Stylist extraordinaire, Rhea Kapoor on the intersection of fashion and art


Stylist extraordinaire, Rhea Kapoor on the intersection of fashion and art

"It’s not just about looking trendy, it’s also about telling a story"

By Manali Shah  March 15th, 2019

Rhea Kapoor has, in many ways, led a fashion revolution in India—together with sister, Sonam K. Ahuja. Instagram is shook every time Rhea posts a Sonam look, while the rest of the world tries to keep up. So, when we caught up with her at the launch of United Colors of Benetton’s new line, #UnitedbyArt, at the Lotus Make-Up India Fashion Week in Delhi, we took the opportunity to speak to her about the ways in which art and fashion collide; in her own words, the movement of art and fashion’s intersection has gone beyond tokenism in recent times and is at an exciting point right now. 

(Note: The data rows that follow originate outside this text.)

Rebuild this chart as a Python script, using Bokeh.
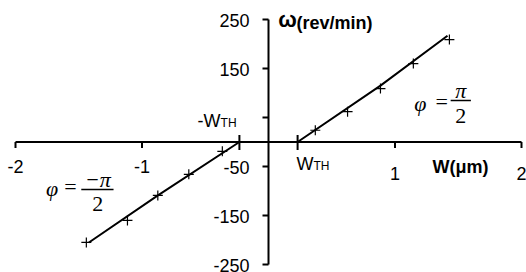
from bokeh.plotting import figure
from bokeh.models import Range1d
from bokeh.core.properties import value
from bokeh.embed import file_html
from bokeh.resources import INLINE

# ---- data ----
wth = 0.23
x_ticks = [-2, -1, 1, 2]
x_tick_labels = ["-2", "-1", "1", "2"]
y_ticks = [250, 150, 50, -50, -150, -250]
y_tick_labels = ["250", "150", "", "-50", "-150", "-250"]

pos_w = [0.37, 0.625, 0.885, 1.145, 1.43]
pos_omega = [24, 62, 109, 160, 209]
neg_w = [-0.365, -0.63, -0.875, -1.115, -1.44]
neg_omega = [-19, -66, -109, -160, -205]

pos_fit_w = [wth, 0.885, 1.415]
pos_fit_omega = [0, 115, 217]
neg_fit_w = [-wth, -0.88, -1.42]
neg_fit_omega = [0, -110, -205]

SANS = "Liberation Sans"
SERIF = "Liberation Serif"

W, H = 526, 272
X0, X1 = -2.1186, 2.0395
Y0, Y1 = -266.3, 288.8
px_x = W / (X1 - X0)   # pixels per x unit
px_y = H / (Y1 - Y0)   # pixels per y unit

p = figure(width=W, height=H, x_range=Range1d(X0, X1), y_range=Range1d(Y0, Y1),
           output_backend="svg", toolbar_location=None, min_border=0,
           x_axis_location=None, y_axis_location=None)
p.grid.visible = False
p.outline_line_color = None
p.background_fill_color = "white"

# ---- axes crossing at the origin ----
tick_len_x = 6 / px_x
tick_len_y = 6 / px_y
# axis lines
p.segment([min(x_ticks)], [0], [max(x_ticks)], [0], line_color="black", line_width=2)
p.segment([0], [min(y_ticks)], [0], [max(y_ticks)], line_color="black", line_width=2)
# x ticks (pointing down)
p.segment(x_ticks, [0] * len(x_ticks), x_ticks, [-tick_len_y] * len(x_ticks),
          line_color="black", line_width=2)
# threshold marks crossing the x axis
p.segment([-wth, wth], [7 / px_y] * 2, [-wth, wth], [-8 / px_y] * 2,
          line_color="black", line_width=2)
# y ticks (pointing left)
p.segment([0] * len(y_ticks), y_ticks, [-tick_len_x] * len(y_ticks), y_ticks,
          line_color="black", line_width=2)
# tick labels
p.text(x_ticks, [0] * len(x_ticks), text=x_tick_labels, text_font=value(SANS),
       text_font_size="18px", text_align="center", text_baseline="middle",
       y_offset=[24, 24, 31, 31], text_color="black")
p.text([0] * len(y_ticks), y_ticks, text=y_tick_labels, text_font=value(SANS),
       text_font_size="18px", text_align="right", text_baseline="middle",
       x_offset=-19, y_offset=1, text_color="black")

# ---- data ----
p.line(pos_fit_w, pos_fit_omega, line_color="black", line_width=2)
p.line(neg_fit_w, neg_fit_omega, line_color="black", line_width=2)
p.scatter(pos_w, pos_omega, marker="cross", size=10, line_color="black", line_width=1.2)
p.scatter(neg_w, neg_omega, marker="cross", size=10, line_color="black", line_width=1.2)


def txt(x, y, s, size, font=SANS, style="normal", align="center", baseline="middle"):
    p.text([x], [y], text=[s], text_font=value(font), text_font_size=size,
           text_font_style=style, text_align=align, text_baseline=baseline,
           text_color="black")


# axis titles
txt(0.150, 250, "ω", "22px", style="bold")
txt(0.221, 242, "(rev/min)", "18px", style="bold", align="left")
txt(1.518, -52, "W(μm)", "18px", style="bold")

# threshold labels
txt(-0.379, 42, "-W", "18px", align="right")
txt(-0.379, 38, "TH", "12px", align="left")
txt(0.221, -44, "W", "18px", align="left")
txt(0.356, -48, "TH", "12px", align="left")

# phase annotations (right)
txt(1.20, 79, "φ", "22px", font=SERIF, style="italic")
txt(1.37, 82, "=", "22px", font=SERIF)
txt(1.52, 105, "π", "22px", font=SERIF, style="italic")
p.segment([1.44], [84.7], [1.60], [84.7], line_color="black", line_width=1.5)
txt(1.52, 54, "2", "22px", font=SERIF)

# phase annotations (left)
txt(-1.71, -95, "φ", "22px", font=SERIF, style="italic")
txt(-1.565, -91, "=", "22px", font=SERIF)
txt(-1.35, -76.5, "−π", "22px", font=SERIF, style="italic")
p.segment([-1.48], [-97], [-1.225], [-97], line_color="black", line_width=1.5)
txt(-1.35, -125.5, "2", "22px", font=SERIF)

open("out.html", "w").write(file_html(p, INLINE))
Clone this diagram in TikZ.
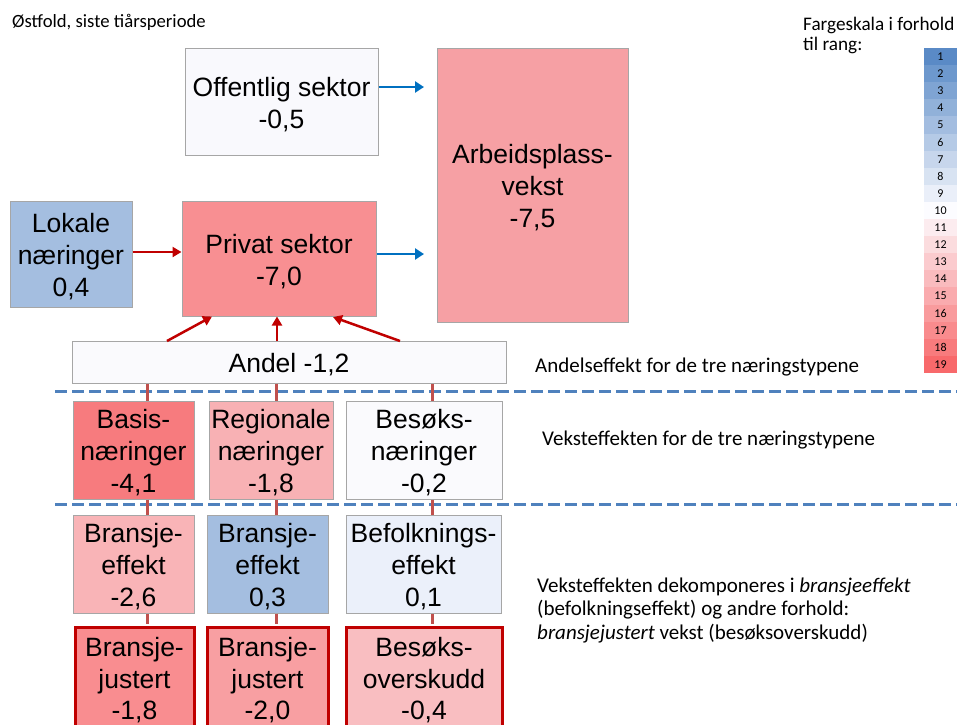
\documentclass[tikz,border=0pt]{standalone}
\usepackage{fontspec}
\setmainfont{Liberation Sans}
\newfontfamily\calfont{Carlito}
\usetikzlibrary{arrows.meta,calc}
\newcommand{\tallstrut}{\rule{0pt}{24.5pt}}
\definecolor{boxgray}{HTML}{A6A6A6}
\definecolor{darkred}{HTML}{C00000}
\definecolor{connred}{HTML}{C0504D}
\definecolor{arrblue}{HTML}{0070C0}
\definecolor{dashblue}{HTML}{4F81BD}
\definecolor{scb}{HTML}{5A8AC6}
\definecolor{scw}{HTML}{FCFCFF}
\definecolor{scr}{HTML}{F8696B}
\definecolor{offc}{HTML}{F9F9FD}
\definecolor{arbc}{HTML}{F6A0A4}
\definecolor{lokc}{HTML}{A4BEE0}
\definecolor{privc}{HTML}{F88F92}
\definecolor{andelc}{HTML}{FAFAFD}
\definecolor{basisc}{HTML}{F77B7E}
\definecolor{regc}{HTML}{F8B1B4}
\definecolor{besnc}{HTML}{FAFAFD}
\definecolor{beonec}{HTML}{F9B4B7}
\definecolor{betwoc}{HTML}{A4BEE0}
\definecolor{befc}{HTML}{EBF0FA}
\definecolor{bjonec}{HTML}{F98D90}
\definecolor{bjtwoc}{HTML}{F89FA2}
\definecolor{boc}{HTML}{F9BEC1}
\tikzset{
  box/.style={draw=boxgray, line width=1pt, inner sep=0pt, align=center,
    font=\fontsize{26.5}{32}\selectfont},
  redbox/.style={draw=darkred, line width=3pt, inner sep=0pt, align=center,
    font=\fontsize{26.5}{31.5}\selectfont},
  conn/.style={draw=connred, line width=3pt},
  redarrow/.style={draw=darkred, line width=2.5pt, -{Triangle[length=9pt,width=10pt]}},
  bluearrow/.style={draw=arrblue, line width=2.5pt, -{Triangle[length=9pt,width=11pt]}},
  dashline/.style={draw=dashblue, line width=3pt, dash pattern=on 12pt off 5pt},
  sidetext/.style={inner sep=0pt, anchor=west, align=left, font=\calfont\fontsize{21}{23.5}\selectfont},
  scell/.style={inner sep=0pt, minimum width=33pt, minimum height=17.1pt, font=\calfont\fontsize{12}{13}\selectfont},
}
\begin{document}
\begin{tikzpicture}[x=1pt,y=-1pt]
\useasboundingbox (0,0) rectangle (957,724);
\clip (0,0) rectangle (957,724);

% title and side texts
\node[inner sep=0pt, anchor=west, font=\calfont\fontsize{18.7}{22}\selectfont] (title) at (12,22) {Østfold, siste tiårsperiode};
\node[inner sep=0pt, anchor=west, align=left, font=\calfont\fontsize{19.2}{20}\selectfont] (scaletitle) at (803,35) {Fargeskala i forhold\\til rang:};
\node[sidetext] (andeltxt) at (535,367) {Andelseffekt for de tre næringstypene};
\node[sidetext] (veksttxt) at (542,440) {Veksteffekten for de tre næringstypene};
\node[sidetext] (dekomptxt) at (537,610) {Veksteffekten dekomponeres i \textit{bransjeeffekt}\\(befolkningseffekt) og andre forhold:\\\textit{bransjejustert} vekst (besøksoverskudd)};

% colour scale
\foreach \k in {1,...,19}{
  \pgfmathsetmacro\yc{48+(\k-0.5)*17.1}
  \ifnum\k<10
    \pgfmathtruncatemacro\p{100-(\k-1)*100/9}
    \colorlet{cellc}{scb!\p!scw}
  \else
    \pgfmathtruncatemacro\p{(\k-10)*100/9}
    \colorlet{cellc}{scr!\p!scw}
  \fi
  \node[scell, fill=cellc] (sc\k) at (940.5,\yc) {\k};
}

% dashed separators
\draw[dashline] (55,391) -- (957,391);
\draw[dashline] (55,504) -- (957,504);

% boxes
\node[box, fill=offc, minimum width=193pt, minimum height=107pt] (off) at (281.5,101.5) {\tallstrut Offentlig sektor\\-0,5};
\node[box, fill=arbc, minimum width=191pt, minimum height=274pt] (arb) at (532.5,185) {\tallstrut Arbeidsplass-\\vekst\\-7,5};
\node[box, fill=lokc, minimum width=122pt, minimum height=106pt] (lok) at (71,254) {\tallstrut Lokale\\næringer\\0,4};
\node[box, fill=privc, minimum width=194pt, minimum height=115pt] (priv) at (279,258.5) {\tallstrut Privat sektor\\-7,0};
\node[box, fill=andelc, minimum width=434pt, minimum height=42pt] (andel) at (289,362) {\tallstrut Andel -1,2};

\node[box, fill=basisc, minimum width=121pt, minimum height=98pt] (basis) at (133.5,450) {\tallstrut Basis-\\næringer\\-4,1};
\node[box, fill=regc, minimum width=124pt, minimum height=98pt] (reg) at (271,450) {\tallstrut Regionale\\næringer\\-1,8};
\node[box, fill=besnc, minimum width=156pt, minimum height=98pt] (besn) at (424,450) {\tallstrut Besøks-\\næringer\\-0,2};

\node[box, fill=beonec, minimum width=121pt, minimum height=98pt] (beone) at (133.5,564) {\tallstrut Bransje-\\effekt\\-2,6};
\node[box, fill=betwoc, minimum width=121pt, minimum height=98pt] (betwo) at (267.5,564) {\tallstrut Bransje-\\effekt\\0,3};
\node[box, fill=befc, minimum width=155pt, minimum height=98pt] (bef) at (423.5,564) {\tallstrut Befolknings-\\effekt\\0,1};

\node[redbox, fill=bjonec, minimum width=119pt, minimum height=101pt] (bjone) at (134.5,677.5) {\tallstrut Bransje-\\justert\\-1,8};
\node[redbox, fill=bjtwoc, minimum width=121pt, minimum height=101pt] (bjtwo) at (267.5,677.5) {\tallstrut Bransje-\\justert\\-2,0};
\node[redbox, fill=boc, minimum width=156pt, minimum height=101pt] (bo) at (424,677.5) {\tallstrut Besøks-\\overskudd\\-0,4};

% vertical connectors
\coordinate (cone) at (147,0);
\coordinate (ctwo) at (276,0);
\coordinate (cthree) at (432,0);
\draw[conn] (andel.south -| cone) -- (basis.north -| cone);
\draw[conn] (andel.south -| ctwo) -- (reg.north -| ctwo);
\draw[conn] (andel.south -| cthree) -- (besn.north -| cthree);
\draw[conn] (basis.south -| cone) -- (beone.north -| cone);
\draw[conn] (reg.south -| ctwo) -- (betwo.north -| ctwo);
\draw[conn] (besn.south -| cthree) -- (bef.north -| cthree);
\draw[conn] (beone.south -| cone) -- ([yshift=1.5pt]bjone.north -| cone);
\draw[conn] (betwo.south -| ctwo) -- ([yshift=1.5pt]bjtwo.north -| ctwo);
\draw[conn] (bef.south -| cthree) -- ([yshift=1.5pt]bo.north -| cthree);

% arrows from Andel to Privat sektor
\coordinate (aone) at (167,341);
\coordinate (atwo) at (277,341);
\coordinate (athree) at (400,341);
\coordinate (pone) at (212,316.5);
\coordinate (ptwo) at (277,316.5);
\coordinate (pthree) at (333,317);
\draw[redarrow] (aone) -- (pone);
\draw[redarrow] (atwo) -- (ptwo);
\draw[redarrow] (athree) -- (pthree);

% Lokale -> Privat
\draw[redarrow] ([yshift=2pt]lok.east) -- ([yshift=2pt]lok.east -| priv.west);

% blue arrows to Arbeidsplassvekst
\coordinate (oa) at (424,87);
\coordinate (pa) at (424,254);
\draw[bluearrow] (oa -| off.east) -- (oa);
\draw[bluearrow] (pa -| priv.east) -- (pa);
\end{tikzpicture}
\end{document}
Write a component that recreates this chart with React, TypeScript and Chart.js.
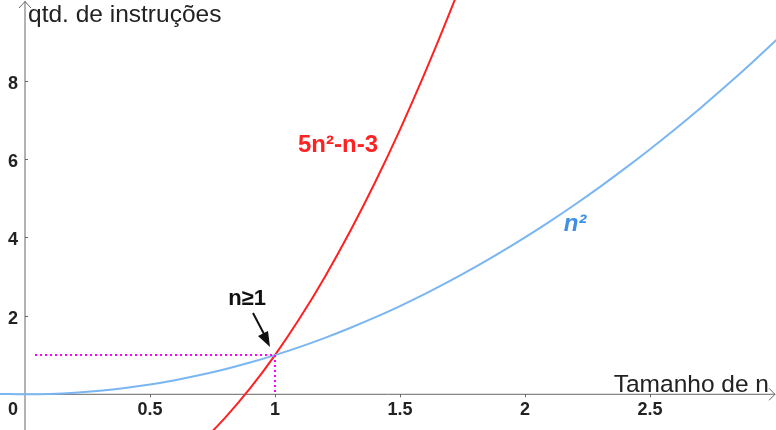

For Rhea, an interest in art developed over time. “I still clearly remember when I started seeing works in my mum’s house and my aunt’s house and, for me, they were just paintings on the wall. As I got older, I started to understand what it meant. When I was about 14 years old, I saw my mother wear a locket and it was a framed painting of Anjolie Ela Menon, and I thought ‘How beautiful, I want that’.”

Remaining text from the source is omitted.